Javier del Castillo

Javier del Castillo


Cuando renunciar es ganar

06/10/2022

Lo recordaba Eduardo Madina el otro día, durante la presentación del libro de Fernando Jáuregui, La foto del Palace (Esfera de los Libros). En la transición democrática -con algunos errores, pero con muchos más aciertos- los dirigentes políticos de entonces cedieron y renunciaron a intereses particulares y a luchas partidistas para lograr un objetivo común, que era la concordia entre los españoles. 
El interés general prevaleció sobre el interés individual. Suárez renunció a su pasado de ministro-secretario general del Movimiento, González renunció al marxismo y a la República, Carrillo casi se hizo monárquico y Fraga se olvidó de Franco y aceptó las nuevas normas de juego democrático. 
 Aquellas concesiones, ahora cuestionadas y criticadas por líderes populistas nacidos y formados en la nueva sociedad democrática, hizo posible que España dejara atrás una larga dictadura, saliera del aislamiento y se incorporara en 1986 a la Unión Europea. Aunque sólo fuera por eso, la generación del 78 merece un respeto.
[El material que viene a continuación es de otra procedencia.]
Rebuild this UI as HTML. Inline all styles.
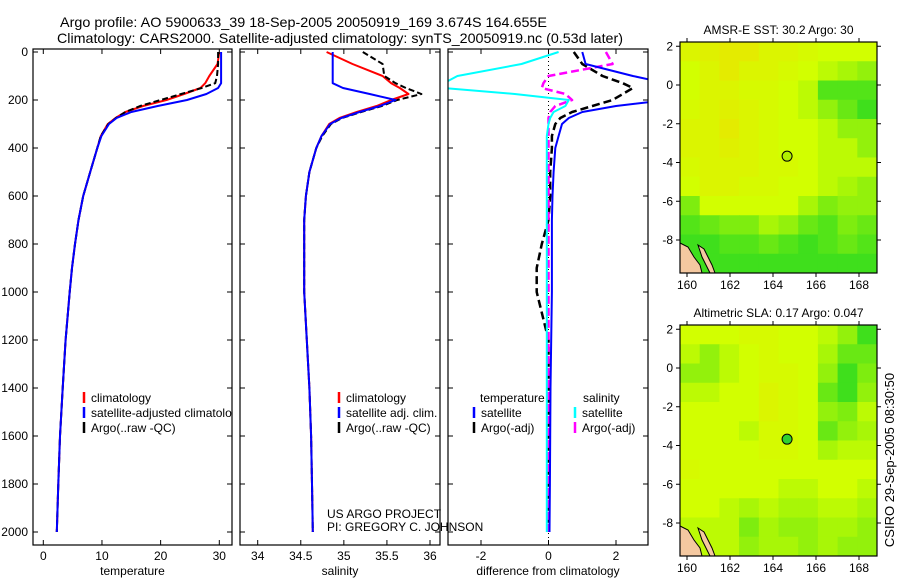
<!DOCTYPE html>
<html><head><meta charset="utf-8"><style>
body{margin:0;background:#fff}
svg{display:block;font-family:"Liberation Sans",sans-serif}
</style></head><body>
<svg id="fig" width="900" height="580" xmlns="http://www.w3.org/2000/svg">
<rect width="900" height="580" fill="#fff"/>
<text x="60" y="27" font-size="14" textLength="487" lengthAdjust="spacingAndGlyphs">Argo profile: AO 5900633_39 18-Sep-2005 20050919_169 3.674S 164.655E</text>
<text x="57" y="43" font-size="14" textLength="566" lengthAdjust="spacingAndGlyphs">Climatology: CARS2000. Satellite-adjusted climatology: synTS_20050919.nc (0.53d later)</text>
<text transform="translate(894,460) rotate(-90)" text-anchor="middle" font-size="13">CSIRO 29-Sep-2005 08:30:50</text>
<g id="g"></g>
</svg>
<script>
// ---- data ----
const depths = [0,50,100,130,150,175,200,225,250,275,300,350,400,500,600,700,800,900,1000,1200,1400,1600,1800,2000];
const tempClim = [30,29.7,28.3,27.6,26.8,24,21,17,14,12.3,11,9.8,9.2,8.0,6.8,6.0,5.4,4.9,4.5,3.8,3.3,2.85,2.55,2.3];
const tempSat  = [30.3,30.3,30.3,30.3,29.8,27.8,24.5,19.5,15,12.5,11.2,9.9,9.2,8.0,6.8,6.0,5.4,4.9,4.5,3.8,3.3,2.85,2.55,2.3];
const tempArgo = [29.8,29.8,29.6,29.3,27,23.5,20,16.5,14,12.4,11.1,9.8,9.2,8.0,6.8,6.0,5.4,4.9,4.5,3.8,3.3,2.85,2.55,2.3];
const salClim  = [34.8,35.1,35.45,35.55,35.65,35.75,35.55,35.38,35.15,34.95,34.83,34.74,34.68,34.6,34.56,34.54,34.54,34.54,34.54,34.57,34.6,34.62,34.63,34.64];
const salSat   = [34.87,34.87,34.87,34.87,34.99,35.3,35.6,35.42,35.18,34.97,34.84,34.74,34.68,34.6,34.56,34.54,34.54,34.54,34.54,34.57,34.6,34.62,34.63,34.64];
const salArgo  = [35.22,35.45,35.47,35.6,35.72,35.9,35.62,35.44,35.2,34.98,34.85,34.75,34.68,34.6,34.56,34.54,34.54,34.54,34.54,34.57,34.6,34.62,34.63,34.64];
const diffTempSat  = [1.0,1.1,2.5,3.5,4,4,3.5,2.0,1.0,0.6,0.4,0.3,0.2,0.15,0.12,0.1,0.1,0.1,0.1,0.08,0.06,0.05,0.04,0.03];
const diffTempArgo = [0.75,1.0,1.6,2.2,2.5,2.2,1.9,1.3,0.7,0.35,0.2,0.1,0.1,0.05,0.05,0.0,-0.2,-0.35,-0.35,0.0,0.0,0.0,0.0,0.0];
const diffSalSat   = [0.3,-0.8,-2.7,-3.1,-3.1,-1.0,0.6,0.5,0.15,0.05,0.0,-0.05,-0.05,-0.05,-0.05,-0.05,-0.05,-0.05,-0.05,-0.05,-0.05,-0.05,-0.05,-0.05];
const diffSalArgo  = [1.7,1.9,0.0,-0.15,-0.2,0.5,0.7,0.2,0.05,0.0,0.0,0.0,0.0,0.0,0.0,0.0,0.0,0.0,0.0,0.0,0.0,0.0,0.0,0.0];
const depthTicks = [0,200,400,600,800,1000,1200,1400,1600,1800,2000];
const tempTicks = [0,10,20,30];
const salTicks = [34,34.5,35,35.5,36];
const salTickLabels = ["34","34.5","35","35.5","36"];
const diffTicks = [-2,0,2];
const lonTicks = [160,162,164,166,168];
const latTicks = [2,0,-2,-4,-6,-8];
const sstGrid = [
[.4,.35,.3,.3,.4,.4,.45,.5,.5,.5],
[.5,.4,.3,.4,.4,.45,.5,.55,.6,.65],
[.5,.4,.4,.45,.45,.5,.55,.8,.8,.8],
[.45,.4,.35,.4,.45,.5,.55,.65,.75,.85],
[.4,.4,.3,.4,.45,.5,.5,.55,.65,.65],
[.4,.4,.35,.4,.45,.5,.5,.55,.55,.65],
[.45,.4,.4,.4,.45,.45,.5,.55,.55,.55],
[.5,.4,.4,.45,.45,.5,.5,.55,.6,.65],
[.7,.5,.5,.5,.5,.5,.6,.7,.65,.65],
[.8,.75,.7,.7,.6,.65,.75,.8,.7,.75],
[.85,.85,.8,.8,.75,.8,.85,.8,.75,.8],
[.85,.85,.85,.85,.85,.85,.85,.85,.85,.85]];
const slaGrid = [
[.5,.5,.5,.45,.45,.5,.5,.55,.65,.85],
[.55,.65,.55,.5,.45,.5,.5,.6,.75,.75],
[.65,.65,.55,.5,.45,.45,.5,.65,.85,.7],
[.55,.55,.5,.5,.4,.45,.5,.75,.85,.65],
[.5,.5,.5,.5,.4,.45,.5,.65,.7,.55],
[.5,.5,.5,.55,.45,.45,.5,.75,.65,.6],
[.5,.5,.5,.5,.45,.45,.5,.6,.55,.55],
[.45,.5,.5,.5,.5,.5,.5,.5,.5,.5],
[.5,.5,.5,.5,.5,.55,.55,.5,.5,.55],
[.5,.5,.55,.6,.55,.6,.6,.55,.55,.6],
[.55,.55,.55,.7,.6,.65,.65,.6,.6,.65],
[.55,.55,.55,.65,.6,.6,.65,.6,.65,.65]];
const argoLon = 164.655, argoLat = -3.674;

const NS="http://www.w3.org/2000/svg";
const G=document.getElementById('g');
function mk(tag,attrs,parent){const e=document.createElementNS(NS,tag);for(const k in attrs)e.setAttribute(k,attrs[k]);(parent||G).appendChild(e);return e;}
function lin(d0,d1,r0,r1){return v=>r0+(v-d0)*(r1-r0)/(d1-d0);}
const yD = lin(0,2000,52,532);
const TOP=49,BOT=545;

function panel(name,x0,x1,xs,ticks,labels,xlabel){
  const g=mk('g',{});
  
  
  const clip=mk('clipPath',{id:'c'+name},g);
  mk('rect',{x:x0,y:TOP,width:x1-x0,height:BOT-TOP},clip);
  const plot=mk('g',{'clip-path':'url(#c'+name+')'},g);
  const frame=mk('rect',{x:x0,y:TOP,width:x1-x0,height:BOT-TOP,fill:'none',stroke:'#000','stroke-width':1.2},g);
  
  
  ticks.forEach((t,i)=>{const x=xs(t);
    mk('line',{x1:x,x2:x,y1:BOT,y2:BOT-5,stroke:'#000'},g);
    mk('line',{x1:x,x2:x,y1:TOP,y2:TOP+5,stroke:'#000'},g);
    const tx=mk('text',{x:x,y:BOT+15,'font-size':12,'text-anchor':'middle'},g);tx.textContent=labels[i];
    
    
  });
  depthTicks.forEach(d=>{const y=yD(d);
    mk('line',{x1:x0,x2:x0+5,y1:y,y2:y,stroke:'#000'},g);
    mk('line',{x1:x1,x2:x1-5,y1:y,y2:y,stroke:'#000'},g);
  });
  const xl=mk('text',{x:(x0+x1)/2,y:575,'font-size':12,'text-anchor':'middle'},g);xl.textContent=xlabel;
  
  
  return plot;
}
function series(plot,xs,vals,color,dash,w,name){
  const pts=vals.map((v,i)=>xs(v).toFixed(1)+','+yD(depths[i]).toFixed(1)).join(' ');
  const p=mk('polyline',{points:pts,fill:'none',stroke:color,'stroke-width':w,'stroke-dasharray':dash||'none','stroke-linejoin':'round'},plot);
  
  
}
function legend(x,y,items,parent){
  items.forEach((it,i)=>{
    mk('line',{x1:x,x2:x,y1:y+i*15-10,y2:y+i*15+1,stroke:it[1],'stroke-width':2.5},parent);
    const t=mk('text',{x:x+7,y:y+i*15,'font-size':12},parent);t.textContent=it[0];
    
    
  });
}
depthTicks.forEach(d=>{const t=mk('text',{x:28,y:yD(d)+4,'font-size':12,'text-anchor':'end'});t.textContent=d;
  
  });

const xT=lin(0,30,43.3,219.3);
let p=panel('temperature-panel',33,232,xT,tempTicks,tempTicks.map(String),'temperature');
series(p,xT,tempClim,'#f00','',2,'temp-climatology-line');
series(p,xT,tempArgo,'#000','6,3',2,'temp-argo-line');
series(p,xT,tempSat,'#00f','',2,'temp-satellite-line');
legend(84,402,[['climatology','#f00'],['satellite-adjusted climatology','#00f'],['Argo(..raw -QC)','#000']],p);
const xS=lin(34,36,257.7,430);
p=panel('salinity-panel',240,440,xS,salTicks,salTickLabels,'salinity');
series(p,xS,salClim,'#f00','',2,'sal-climatology-line');
series(p,xS,salArgo,'#000','6,3',2,'sal-argo-line');
series(p,xS,salSat,'#00f','',2,'sal-satellite-line');
legend(339,402,[['climatology','#f00'],['satellite adj. clim.','#00f'],['Argo(..raw -QC)','#000']]);
const xDf=lin(-2,2,481,616);
p=panel('difference-panel',448,648,xDf,diffTicks,diffTicks.map(String),'difference from climatology');
mk('line',{x1:xDf(0),x2:xDf(0),y1:TOP,y2:BOT,stroke:'#000','stroke-dasharray':'1,3'},p);
series(p,xDf,diffTempArgo,'#000','8,4',2.5,'diff-temp-argo-line');
series(p,xDf,diffSalArgo,'#f0f','8,4',2.5,'diff-sal-argo-line');
series(p,xDf,diffTempSat,'#00f','',2,'diff-temp-satellite-line');
series(p,xDf,diffSalSat,'#0ff','',2,'diff-sal-satellite-line');
const th=mk('text',{x:480,y:402,'font-size':12});th.textContent='temperature';

const sh=mk('text',{x:583,y:402,'font-size':12});sh.textContent='salinity';

legend(474,417,[['satellite','#00f'],['Argo(-adj)','#000']]);
legend(575,417,[['satellite','#0ff'],['Argo(-adj)','#f0f']]);
const pr1=mk('text',{x:327,y:518,'font-size':12});pr1.textContent='US ARGO PROJECT';

const pr2=mk('text',{x:327,y:531,'font-size':12});pr2.textContent='PI: GREGORY C. JOHNSON';


// ---- maps ----
function color(v){
  let r,g,b;
  if(v<0.5){const t=v/0.5;r=255+(210-255)*t;g=205+(255-205)*t;b=0;}
  else{const t=(v-0.5)/0.5;r=210+(0-210)*t;g=255+(210-255)*t;b=0+40*t;}
  return `rgb(${r|0},${g|0},${b|0})`;
}
function map(name,title,top,grid,markFill){
  const L=680,R=877,B=top+231;
  const xl=lin(160,168,687,859), yl=lin(0,-8,top+43,top+198);
  const g=mk('g',{});
  
  
  const rows=grid.length,cols=grid[0].length;
  const cw=(R-L)/cols,ch=(B-top)/rows;
  grid.forEach((row,i)=>row.forEach((v,j)=>{
    const c=mk('rect',{x:L+j*cw,y:top+i*ch,width:cw+0.5,height:ch+0.5,fill:color(v)},g);
    
    
  }));
  const land=mk('path',{d:`M${L} ${B-30} L${L+8} ${B-26} L${L+14} ${B-16} L${L+20} ${B-8} L${L+22} ${B} L${L} ${B} Z M${L+18} ${B-28} L${L+24} ${B-24} L${L+32} ${B-8} L${L+35} ${B} L${L+30} ${B} L${L+22} ${B-16} Z`,fill:'#f4c8a0',stroke:'#000','stroke-width':1},g);
  
  
  mk('rect',{x:L,y:top,width:R-L,height:B-top,fill:'none',stroke:'#000','stroke-width':1.2},g);
  lonTicks.forEach(t=>{const x=xl(t);
    mk('line',{x1:x,x2:x,y1:B,y2:B+4,stroke:'#000'},g);mk('line',{x1:x,x2:x,y1:top,y2:top-4,stroke:'#000'},g);
    const tx=mk('text',{x:x,y:B+16,'font-size':12,'text-anchor':'middle'},g);tx.textContent=t;
    });
  latTicks.forEach(t=>{const y=yl(t);
    mk('line',{x1:L,x2:L-4,y1:y,y2:y,stroke:'#000'},g);mk('line',{x1:R,x2:R+4,y1:y,y2:y,stroke:'#000'},g);
    const tx=mk('text',{x:L-7,y:y+4,'font-size':12,'text-anchor':'end'},g);tx.textContent=t;
    });
  const m=mk('circle',{cx:xl(argoLon),cy:yl(argoLat),r:5,fill:markFill,stroke:'#000','stroke-width':1},g);
  
  const tt=mk('text',{x:(L+R)/2,y:top-8,'font-size':12,'text-anchor':'middle'},g);tt.textContent=title;
  
}
map('sst-map','AMSR-E SST: 30.2 Argo: 30',42,sstGrid,'#b0f000');
map('sla-map','Altimetric SLA: 0.17 Argo: 0.047',325,slaGrid,'#30d030');
</script>
</body></html>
No tiene sentido, como señaló en ese mismo acto Fernando Ónega -cómo echo de menos sus comentarios en Onda Cero-, intentar destruir ahora, casi medio siglo después, una de las mejores cosas que hemos hecho los españoles. El espíritu del 78 consiguió que los odios y rencores dejaran paso a la concordia y la tolerancia. A lo que algunos llamaron entonces el abrazo de las dos Españas.
En vísperas del 40 aniversario de la abrumadora victoria de Felipe González -Elecciones Generales de 28 de octubre de 1982-, se me ocurren una serie de reflexiones sobre la responsabilidad y la generosidad de aquel Partido Socialista, que apostó por la moderación y la prudencia. 
Era un momento delicado y González asumió la responsabilidad de conducir el cambio que necesitaba España con generosidad, sin sectarismos y buscando lo mejor para el país. Aunque luego vinieron los GAL, los roldanes, las divisiones internas y la corrupción, lo cierto y verdad es que aquel Partido Socialista supo estar a la altura de las circunstancias, jugando un papel destacado -a veces hasta decisivo- en la consolidación de la democracia.
Porque con los 202 diputados que consiguió el PSOE en el 82 (ahora tiene 120) podía haber caído en la tentación -como recordaba también Ónega el otro día- de cargarse la Monarquía, o alimentar desde el poder los deseos de venganza de algunas minorías radicales. Sin embargo, decidió colaborar y ser una pieza clave en la transición democrática. 
Aquella generación y aquella clase política de 1978 no estimuló odios ni rencores. Tampoco fue levantando losas, ni buscando enemigos donde sólo había adversarios. Ni llamaba fachas -como ahora hace Pablo Iglesias, expresidente del Gobierno- a los que no son de tu cuerda. Los políticos de entonces, fueran de derechas, de centro, de izquierdas o de ideología indefinida, se escuchaban entre ellos y no tenían problemas para sentarse a negociar proyectos y soluciones que beneficiaran al común de los ciudadanos. Nada que ver con lo que ha venido después.
Una pena, porque en la actual coyuntura el espíritu de la transición tendría que ser la mejor arma de futuro. Lo manifestaba así, con rotundidad y convicción, en el Hotel Palace Miguel Herrero y Rodríguez de Miñón, uno de los dos padres de la Constitución que quedan vivos, junto a su tocayo Miquel Roca. 
Y lo decía a un paso del Congreso de los Diputados, con educación, sin necesidad de insultar a nadie.